Churches should be places where people who are lost can come and find their souls enriched by the confession of others who know what it is like to be lost.  We are not ineffective in sharing Christ because we don’t know the gospel story.  More often, we are not as effective as we could be because we aren’t willing to share the story of how his grace met our sin and became personally real to us. 

I’m a broken sinner who found grace, or better, who was found by grace and nothing gives me greater joy than sharing that.  Peter’s confession of finding a “new birth into a living hope” only means what it does because we know his other story, the one where his betrayal of Jesus makes CIA agents who sell secrets to Russians look comical in comparison. 

The apostle Paul made a similar confession.  “Jesus came into the world to save sinners – of whom I am the worst.  But for that very reason I was shown mercy so that in me, the worst of sinners, Christ Jesus might display his unlimited patience as an example for those who would believe on him and receive eternal life (1 Timothy 1:15-16, NIV).” 

This table (pointing to Lord’s Supper table) is yet another witness.  This table not only tells us what God did in Christ to save us, it models for us grace that comes only through brokenness.  If we want to share Christ, we’ll have to be willing to bleed a little, like Jesus did.  We are going to have to care enough to take others back to our place of birth, that place where God’s grace and our sin first did battle and grace won by giving birth to new hope in us.

Mark Grace tells of falling into chest deep snow just off a ski run in Colorado once.  Chest deep.  He couldn’t move.  He was stuck.  People would ski by just looking at him, stuck in the snow.  Every now and then, Mark said, someone would stop and ask, “How’d you get stuck down there?”  But, not one of them, not one, ever stopped to ask, “Can I help you?”  Mark finally got out, no thanks to those who passed by on the other side of the road. 

Perhaps you think I’m about to say that evangelism means caring enough to stop and help stranded people.  But, I’m not going to let you off that easy.  I don’t want you to remember the last time you passed by on the other side and let someone else play the good Samaritan.  I’m not taking you to that guilt this morning.  That’s too easy.  I want you to walk back through the thickets and thorns, deep into the woods, to the place you were born into grace. 
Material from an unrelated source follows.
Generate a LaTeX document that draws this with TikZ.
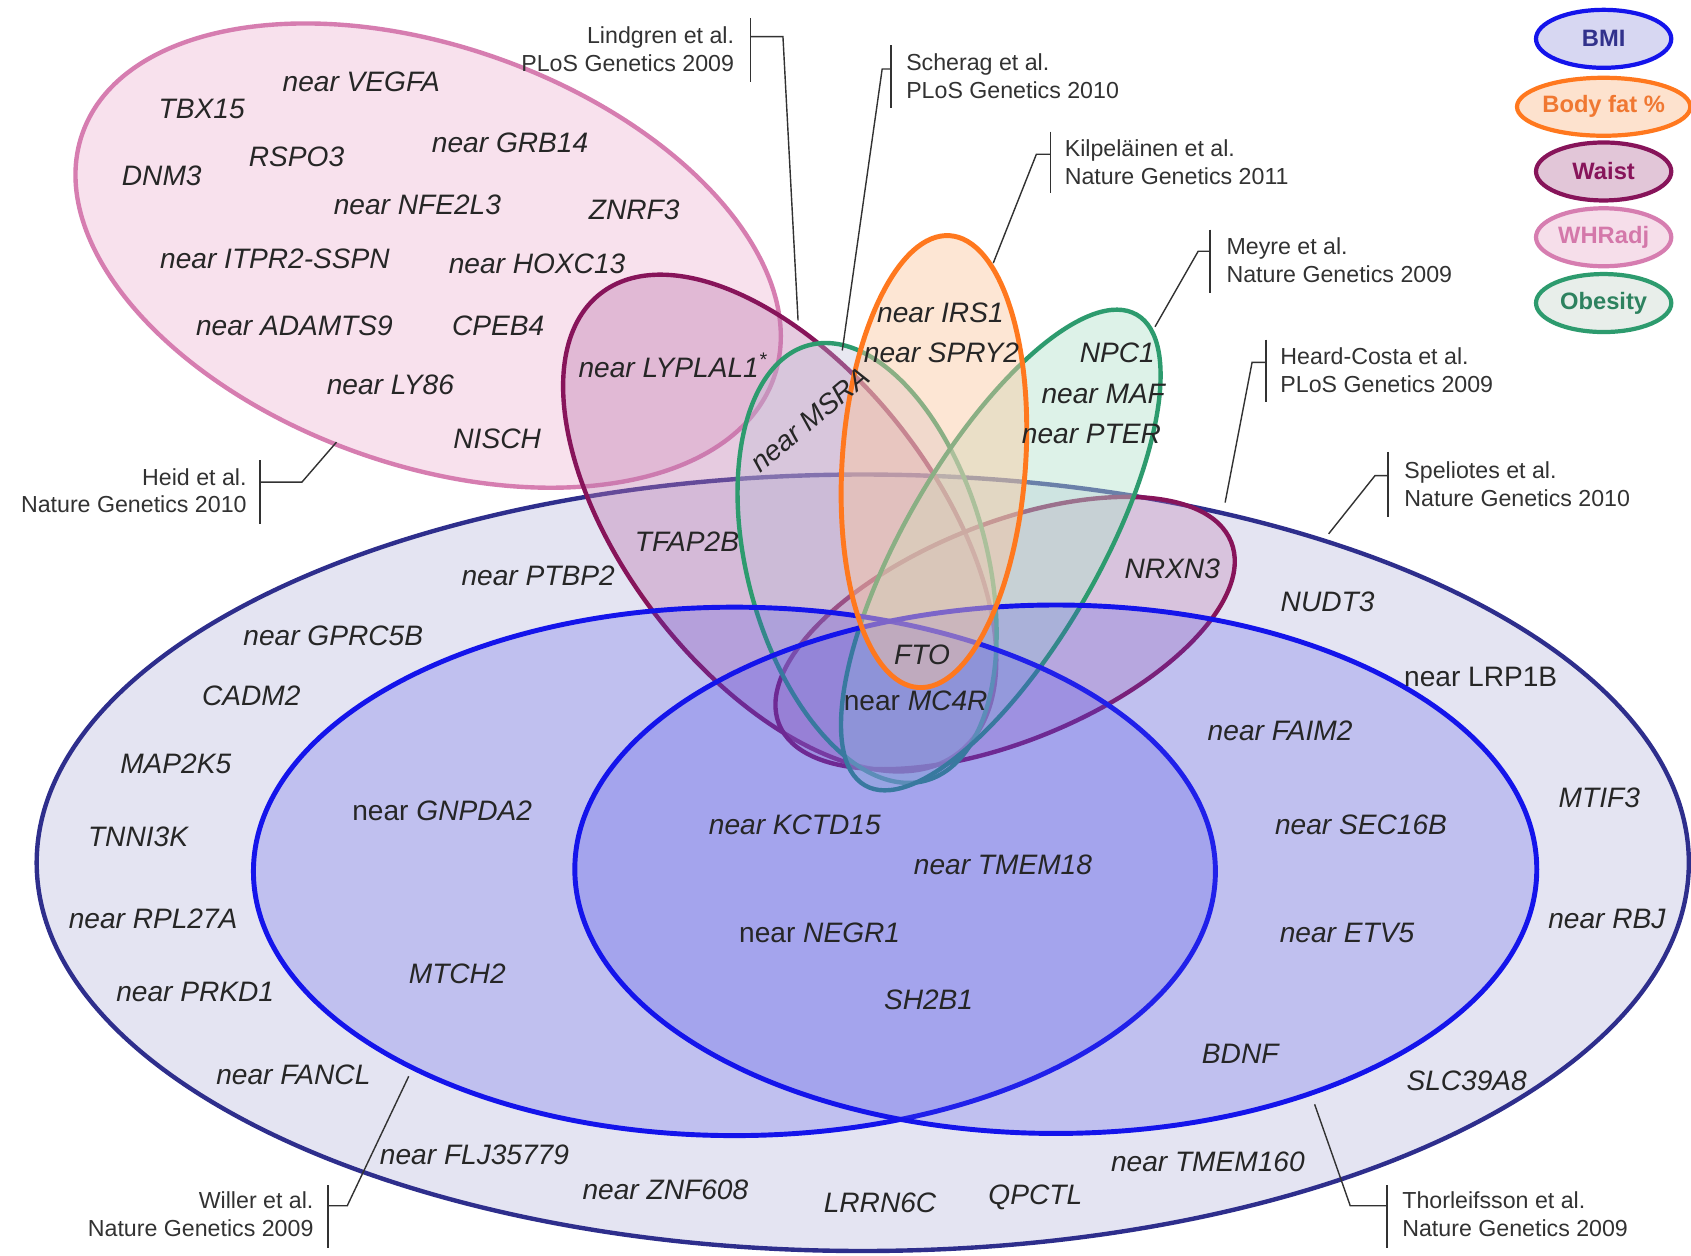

I want you to remember the last time you were stuck, chest-deep, and couldn’t get out on your own.  Do you remember what that felt like?  How many just passed on by?  How many laughed or just asked, mockingly, “How could you be so stupid?  If you’d just stayed on the trail you’d be o.k.”  Now, I want you to remember what it felt like when someone finally stopped and asked, “Can I help you?”  and reached down and grasped your hand and helped you out. 

Do you remember his voice?  Whose voice was that?  Do you remember what his hand felt like?  It was scarred, remember?  Do you remember?  Do you remember the last time your despair and God’s grace met and grace gave birth to living hope?

Take people there, and you may well help them find a place where grace overcomes despair and gives birth to living hope, a place they might not have found otherwise.